Variable Required Description
KAGGLE_USERNAME Yes (for download) Your Kaggle username
KAGGLE_KEY Yes (for download) Your Kaggle API key
WANDB_API_KEY No Weights & Biases API key — enables experiment tracking
WANDB_PROJECT No wandb project name (default: mlops-lab0)

Tip

Copy .env.example to .env and fill in your values: bash cp .env.example .env


Customizing the Pipeline

Quick experiments via CLI (no file changes needed)

# Fast trial run — 5 trials, 3 folds
python -m src.train training.n_trials=5 training.cv_folds=3

# Full production run — 100 trials, 10 folds
python -m src.train training.n_trials=100 training.cv_folds=10

Permanent changes via config.yaml

Edit config.yaml directly for changes you want to persist:

training:
  n_trials: 50  # Increase for more thorough search

Add or remove features

preprocessing:
  numeric_features: ["Age", "SibSp", "Parch", "Fare"]
  categorical_features: ["Pclass", "Sex", "Embarked"]

Warning

If you modify feature lists, make sure the corresponding columns exist in the raw CSV, and re-run preprocessing before training.
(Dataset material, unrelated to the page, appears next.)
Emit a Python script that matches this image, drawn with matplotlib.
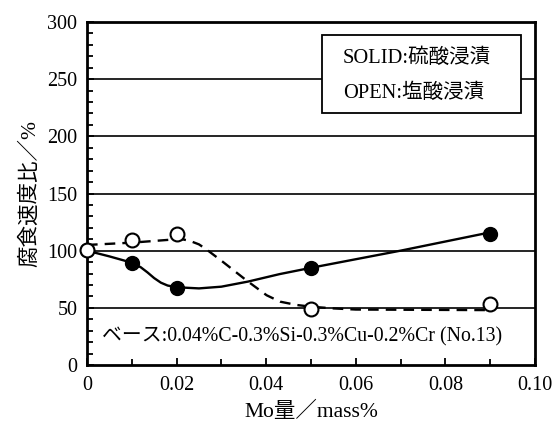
import matplotlib
matplotlib.use("Agg")
import matplotlib.pyplot as plt
from matplotlib.patches import Rectangle
from matplotlib.ticker import MultipleLocator

FONT = ["Liberation Serif", "Noto Sans CJK JP", "DejaVu Sans"]
plt.rcParams["font.family"] = FONT

# measured points
mo = [0, 0.01, 0.02, 0.05, 0.09]
rate_h2so4 = [101, 89, 67, 85, 115]   # SOLID
rate_hcl = [101, 109, 115, 49, 53]    # OPEN

# hand-drawn trend lines
h2so4_fit_x = [0, 0.005, 0.01, 0.012, 0.0135, 0.015, 0.0165, 0.018, 0.02, 0.025, 0.03,
               0.036, 0.043, 0.05, 0.07, 0.09]
h2so4_fit_y = [100, 95, 89.5, 85.5, 81, 76, 72, 69.5, 68, 67, 68.5, 73, 79.5, 85, 100, 116]
hcl_fit_x = [0, 0.01, 0.02, 0.0215, 0.023, 0.025, 0.0267, 0.0304, 0.0356, 0.0401, 0.0431,
             0.0468, 0.05, 0.055, 0.06, 0.09]
hcl_fit_y = [105, 107, 110, 109.8, 108.5, 105.5, 101, 90, 74, 61, 55.4, 52.5, 51, 49.5, 48.5, 48]

fig = plt.figure(figsize=(5.59, 4.29), dpi=100)
ax = fig.add_axes([0.1556, 0.1492, 0.8014, 0.7995])

for y in [50, 100, 150, 200, 250]:
    ax.axhline(y, color="black", lw=1.2, zorder=1)

ax.plot(h2so4_fit_x, h2so4_fit_y, color="black", lw=1.7, zorder=2)
ax.plot(hcl_fit_x, hcl_fit_y, color="black", lw=1.7, ls=(0, (4.5, 3)), zorder=2)
ax.plot(mo, rate_h2so4, "o", ms=10, mfc="black", mec="black", zorder=4, clip_on=False)
ax.plot(mo, rate_hcl, "o", ms=10, mfc="white", mec="black", mew=1.5, zorder=5, clip_on=False)

ax.set_xlim(0, 0.10)
ax.set_ylim(0, 300)
ax.xaxis.set_minor_locator(MultipleLocator(0.01))
ax.yaxis.set_major_locator(MultipleLocator(50))
ax.yaxis.set_minor_locator(MultipleLocator(10))
ax.set_xticks([0, 0.02, 0.04, 0.06, 0.08, 0.10])
ax.set_xticklabels(["0", "0.02", "0.04", "0.06", "0.08", "0.10"])
ax.tick_params(which="both", direction="in", width=1.3, labelsize=14.5)
ax.tick_params(which="major", length=5)
ax.tick_params(which="minor", length=4)
ax.tick_params(axis="x", pad=8)
ax.tick_params(axis="y", pad=7)
for s in ax.spines.values():
    s.set_linewidth(2)

ax.set_xlabel("Mo量／mass%", fontsize=15.5, labelpad=5)
ax.set_ylabel("腐食速度比／%", fontsize=15.5, labelpad=5)

ax.add_patch(Rectangle((0.5246, 0.7347), 0.4442, 0.2273, transform=ax.transAxes,
                       facecolor="white", edgecolor="black", lw=1.3, zorder=6))
ax.text(0.571, 0.895, "SOLID:硫酸浸漬", transform=ax.transAxes, fontsize=14.8,
        va="center", ha="left", zorder=7)
ax.text(0.571, 0.793, "OPEN:塩酸浸漬", transform=ax.transAxes, fontsize=14.8,
        va="center", ha="left", zorder=7)
ax.text(0.0335, 0.0816, "ベース:0.04%C-0.3%Si-0.3%Cu-0.2%Cr (No.13)",
        transform=ax.transAxes, fontsize=14.3, va="center", ha="left", zorder=7)

fig.savefig("out.png", dpi=100)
How Config Loading Works Internally

┌─────────────────────────────────────────────────┐
│           python -m src.train                    │
│               training.n_trials=5                │
├─────────────────────────────────────────────────┤
│                                                  │
│  1. src/config.py is imported                    │
│  2. get_project_root() finds config.yaml         │
│  3. _parse_cli_overrides() extracts              │
│     ["training.n_trials=5"] from sys.argv        │
│  4. Hydra compose() loads config.yaml            │
│     and applies the overrides                    │
│  5. CONFIG dict is available globally            │
│                                                  │
│  Result: CONFIG["training"]["n_trials"] == 5     │
│          (instead of the default 30)             │
│                                                  │
└─────────────────────────────────────────────────┘

Note

Config is loaded once at import time (CONFIG = load_config() at module level). All modules that import CONFIG share the same overridden values for that process run.